- Material for this task
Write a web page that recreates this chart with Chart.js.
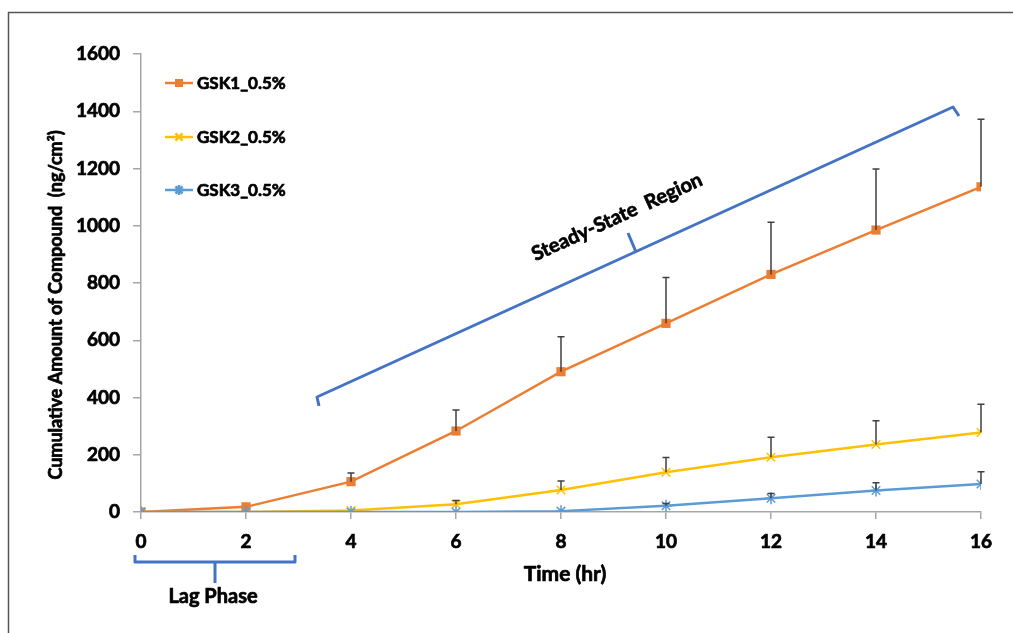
<!DOCTYPE html>
<html>
<head>
<meta charset="utf-8">
<script src="https://cdn.jsdelivr.net/npm/chart.js@4.4.1/dist/chart.umd.min.js"></script>
<style>
html,body{margin:0;padding:0;background:#fff;}
#wrap{position:relative;width:1013px;height:633px;}
canvas{display:block;}
</style>
</head>
<body>
<div id="wrap"><canvas id="c" width="1013" height="633"></canvas></div>
<script>
// ---- data ----
const timeHr = [0, 2, 4, 6, 8, 10, 12, 14, 16];
const gsk1Mean = [0, 18, 106, 283, 490, 659, 830, 985, 1136];
const gsk1ErrTop = [0, 18, 136, 356, 612, 819, 1012, 1198, 1372];
const gsk2Mean = [0, 0, 5, 27, 77, 139, 191, 236, 278];
const gsk2ErrTop = [0, 0, 5, 40, 108, 190, 261, 319, 376];
const gsk3Mean = [0, 0, 0, 0, 3, 22, 48, 75, 98];
const gsk3ErrTop = [0, 0, 0, 0, 3, 30, 65, 102, 141];
const seriesNames = ['GSK1_0.5%', 'GSK2_0.5%', 'GSK3_0.5%'];
const yTicks = [0, 200, 400, 600, 800, 1000, 1200, 1400, 1600];
const xTicks = [0, 2, 4, 6, 8, 10, 12, 14, 16];

const FONT = 'Lato, "Open Sans", sans-serif';
const W = 'bold';
const SW = 0.7; // extra stroke to thicken text
const C1 = '#ED7D31', C2 = '#FFC000', C3 = '#5B9BD5', BRACE = '#4472C4';

function pts(ys){ return timeHr.map((x,i)=>({x:x,y:ys[i]})); }

const errTops = [gsk1ErrTop, gsk2ErrTop, gsk3ErrTop];

function boldText(ctx, s, x, y){
  ctx.lineWidth = SW;
  ctx.strokeStyle = '#000';
  ctx.lineJoin = 'round';
  ctx.strokeText(s, x, y);
  ctx.fillText(s, x, y);
}

const errorBars = {
  id:'errorBars',
  afterDatasetsDraw(chart){
    const ctx = chart.ctx, xs = chart.scales.x, ys = chart.scales.y;
    ctx.save();
    ctx.strokeStyle = '#404040';
    ctx.lineWidth = 1.5;
    chart.data.datasets.forEach((ds, di)=>{
      const tops = errTops[di];
      ds.data.forEach((p, i)=>{
        if (tops[i] <= p.y) return;
        const px = xs.getPixelForValue(p.x);
        const y0 = ys.getPixelForValue(p.y);
        const y1 = ys.getPixelForValue(tops[i]);
        ctx.beginPath();
        ctx.moveTo(px, y0); ctx.lineTo(px, y1);
        ctx.moveTo(px-3.5, y1); ctx.lineTo(px+3.5, y1);
        ctx.stroke();
      });
    });
    ctx.restore();
  }
};

const decor = {
  id:'decor',
  afterDraw(chart){
    const ctx = chart.ctx;
    ctx.save();
    // frame
    ctx.strokeStyle = '#555';
    ctx.lineWidth = 1.5;
    ctx.beginPath();
    ctx.moveTo(8.5, 633); ctx.lineTo(8.5, 12.5); ctx.lineTo(1013, 12.5);
    ctx.stroke();

    // legend
    const rows = [83, 137, 190];
    const cols = [C1, C2, C3];
    const styles = ['rect', 'crossRot', 'star'];
    ctx.textBaseline = 'middle';
    ctx.textAlign = 'left';
    rows.forEach((y, i)=>{
      ctx.strokeStyle = cols[i];
      ctx.lineWidth = 2.5;
      ctx.beginPath(); ctx.moveTo(165, y); ctx.lineTo(193, y); ctx.stroke();
      if (i===0){ ctx.fillStyle = C1; ctx.fillRect(175, y-4, 8, 8); }
      else { ctx.fillStyle = cols[i]; Chart.helpers.drawPoint(ctx, {pointStyle: styles[i], radius: 5, borderWidth: 1.5, rotation:0}, 179, y); }
      ctx.fillStyle = '#000';
      ctx.font = W + ' 17px ' + FONT;
      boldText(ctx, seriesNames[i], 197, y+1);
    });

    // axis titles
    ctx.fillStyle = '#000';
    ctx.font = W + ' 21px ' + FONT;
    ctx.textAlign = 'center';
    boldText(ctx, 'Time (hr)', 565, 574);
    ctx.save();
    ctx.translate(56, 305);
    ctx.rotate(-Math.PI/2);
    ctx.font = W + ' 18px ' + FONT;
    boldText(ctx, 'Cumulative Amount of Compound  (ng/cm\u00B2)', 0, 0);
    ctx.restore();

    // steady-state brace
    ctx.strokeStyle = BRACE;
    ctx.lineWidth = 3;
    ctx.lineJoin = 'round';
    ctx.beginPath();
    ctx.moveTo(319, 406); ctx.lineTo(317, 397); ctx.lineTo(953, 107); ctx.lineTo(959, 116);
    ctx.stroke();
    ctx.beginPath();
    ctx.moveTo(636, 252); ctx.lineTo(628, 233);
    ctx.stroke();
    ctx.save();
    ctx.translate(617, 217);
    ctx.rotate(Math.atan2(107-397, 953-317));
    ctx.fillStyle = '#000';
    ctx.font = W + ' 20px ' + FONT;
    ctx.textAlign = 'center';
    boldText(ctx, 'Steady-State  Region', 0, 0);
    ctx.restore();

    // lag phase brace
    ctx.strokeStyle = BRACE;
    ctx.lineWidth = 3;
    ctx.beginPath();
    ctx.moveTo(135, 555); ctx.lineTo(135, 562); ctx.lineTo(295, 562); ctx.lineTo(295, 555);
    ctx.moveTo(215, 562); ctx.lineTo(215, 583);
    ctx.stroke();
    ctx.fillStyle = '#000';
    ctx.font = W + ' 20px ' + FONT;
    ctx.textAlign = 'center';
    boldText(ctx, 'Lag Phase', 213, 597);
    ctx.restore();
  }
};

new Chart(document.getElementById('c'), {
  type:'line',
  data:{
    datasets:[
      {label:seriesNames[0], data:pts(gsk1Mean), borderColor:C1, backgroundColor:C1, borderWidth:2.5,
       pointStyle:'rect', pointRadius:6.5, pointBorderWidth:0, order:3},
      {label:seriesNames[1], data:pts(gsk2Mean), borderColor:C2, backgroundColor:C2, borderWidth:2.5,
       pointStyle:'crossRot', pointRadius:6, pointBorderWidth:1.5, order:2},
      {label:seriesNames[2], data:pts(gsk3Mean), borderColor:C3, backgroundColor:C3, borderWidth:2.5,
       pointStyle:'star', pointRadius:6, pointBorderWidth:1.5, order:1}
    ]
  },
  options:{
    responsive:false,
    animation:false,
    devicePixelRatio:1,
    layout:{padding:{left:0, right:32, top:54, bottom:0}},
    plugins:{legend:{display:false}, tooltip:{enabled:false}},
    elements:{line:{tension:0}},
    scales:{
      x:{
        type:'linear', min:0, max:16,
        afterFit(s){ s.height = 121; },
        afterBuildTicks(s){ s.ticks = xTicks.map(v=>({value:v})); },
        grid:{display:true, drawOnChartArea:false, drawTicks:true, tickLength:7, color:'#A6A6A6', lineWidth:1.5},
        border:{display:true, color:'#A6A6A6', width:1.5},
        ticks:{color:'#000', font:{family:FONT, size:19, weight:W}, padding:11, maxRotation:0,
               textStrokeColor:'#000', textStrokeWidth:SW, callback:(v)=>String(v)}
      },
      y:{
        min:0, max:1600,
        afterFit(s){ s.width = 141; },
        afterBuildTicks(s){ s.ticks = yTicks.map(v=>({value:v})); },
        grid:{display:true, drawOnChartArea:false, drawTicks:true, tickLength:8, color:'#A6A6A6', lineWidth:1.5},
        border:{display:true, color:'#A6A6A6', width:1.5},
        ticks:{color:'#000', font:{family:FONT, size:19, weight:W}, padding:13,
               textStrokeColor:'#000', textStrokeWidth:SW, callback:(v)=>String(v)}
      }
    }
  },
  plugins:[errorBars, decor]
});
</script>
</body>
</html>
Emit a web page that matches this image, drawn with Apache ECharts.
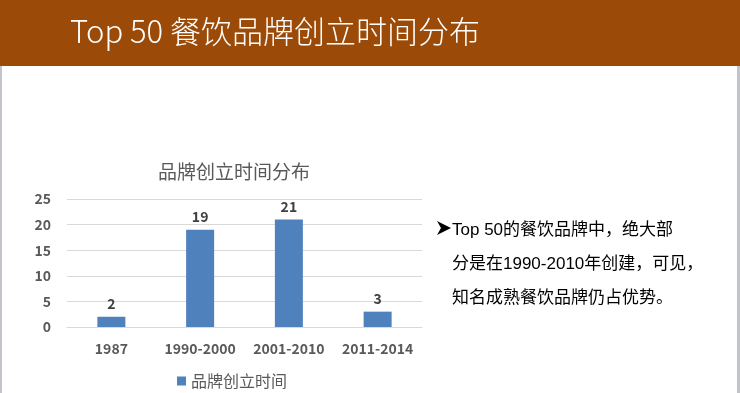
<!DOCTYPE html>
<html><head><meta charset="utf-8">
<script src="https://cdn.jsdelivr.net/npm/echarts@6/dist/echarts.min.js"></script>
<style>html,body{margin:0;padding:0;background:#fff}#c{width:740px;height:393px}</style>
</head><body><div id="c"></div>
<script>
const categories = ['1987', '1990-2000', '2001-2010', '2011-2014'];
const values = [2, 19, 21, 3];
const seriesName = '品牌创立时间';
const chartTitle = '品牌创立时间分布';
const headerTitle = 'Top 50 餐饮品牌创立时间分布';
const bulletLines = ['Top 50的餐饮品牌中，绝大部', '分是在1990-2010年创建，可见，', '知名成熟餐饮品牌仍占优势。'];

const cjk = '"Noto Sans CJK SC", "Noto Sans", sans-serif';
const chart = echarts.init(document.getElementById('c'));
chart.setOption({
  backgroundColor: '#ffffff',
  animation: false,
  title: {
    text: chartTitle, left: 229, top: 157, textAlign: 'center',
    textStyle: { color: '#595959', fontSize: 19, fontWeight: 'normal', fontFamily: cjk }
  },
  legend: {
    data: [seriesName], left: 172, top: 368, icon: 'rect', itemWidth: 9, itemHeight: 9, itemGap: 4,
    textStyle: { color: '#595959', fontSize: 16, fontFamily: cjk }
  },
  grid: { left: 67, right: 318, top: 199, bottom: 66 },
  xAxis: {
    type: 'category', data: categories,
    axisLine: { lineStyle: { color: '#d9d9d9' } },
    axisTick: { show: false },
    axisLabel: { interval: 0, color: '#595959', fontSize: 14, fontWeight: 'bold', fontFamily: cjk, margin: 15 }
  },
  yAxis: {
    type: 'value', min: 0, max: 25, interval: 5,
    axisLine: { show: false }, axisTick: { show: false },
    splitLine: { lineStyle: { color: '#d9d9d9' } },
    axisLabel: { color: '#595959', fontSize: 14, fontWeight: 'bold', fontFamily: cjk, margin: 16 }
  },
  series: [{
    name: seriesName, type: 'bar', data: values, barWidth: 28,
    itemStyle: { color: '#4f81bd' },
    label: { show: true, position: 'top', distance: 6, color: '#404040', fontSize: 14, fontWeight: 'bold', fontFamily: cjk }
  }],
  graphic: [
    { type: 'rect', shape: { x: 0, y: 0, width: 740, height: 66 }, style: { fill: '#9b4a07' }, z: 10 },
    { type: 'rect', shape: { x: 0, y: 66, width: 2, height: 327 }, style: { fill: '#c3c3cb' }, z: 10 },
    { type: 'rect', shape: { x: 737, y: 66, width: 3, height: 327 }, style: { fill: '#c3c3cb' }, z: 10 },
    { type: 'text', left: 70, top: 16, z: 11,
      style: { text: headerTitle, fill: '#ffffff', fontSize: 31, fontFamily: cjk, fontWeight: 300 } },
    { type: 'polygon', z: 11, shape: { points: [[437, 221], [451, 228], [437, 235], [441, 228]] }, style: { fill: '#000000' } },
    { type: 'text', left: 452, top: 213, z: 11,
      style: { text: bulletLines.join('\n'), fill: '#000000', fontSize: 17, lineHeight: 34, fontFamily: '"Liberation Sans", "Noto Sans CJK SC", sans-serif' } }
  ]
});
</script></body></html>
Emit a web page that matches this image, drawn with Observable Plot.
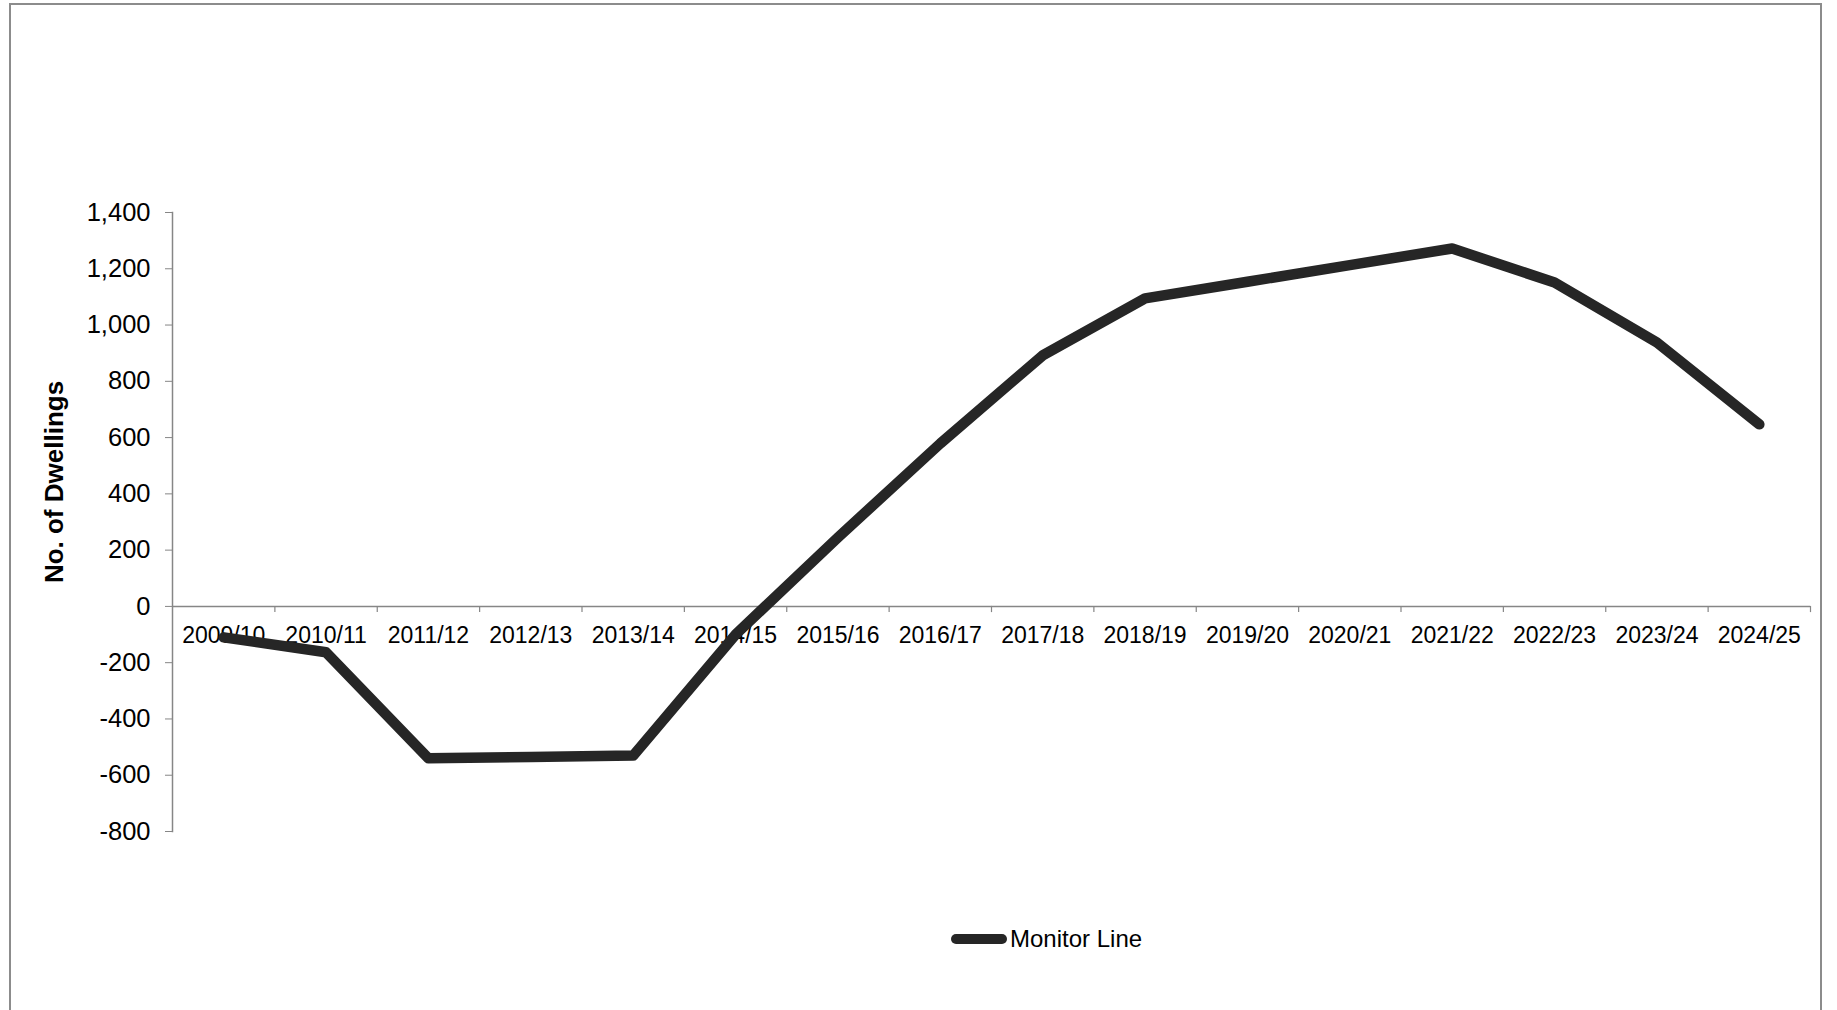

- Request
Above are the records. Identify each line that contains the word "drawn".

- Final result
Emit a web page that matches this image, drawn with Apache ECharts.
Emit a web page that matches this image, drawn with Observable Plot.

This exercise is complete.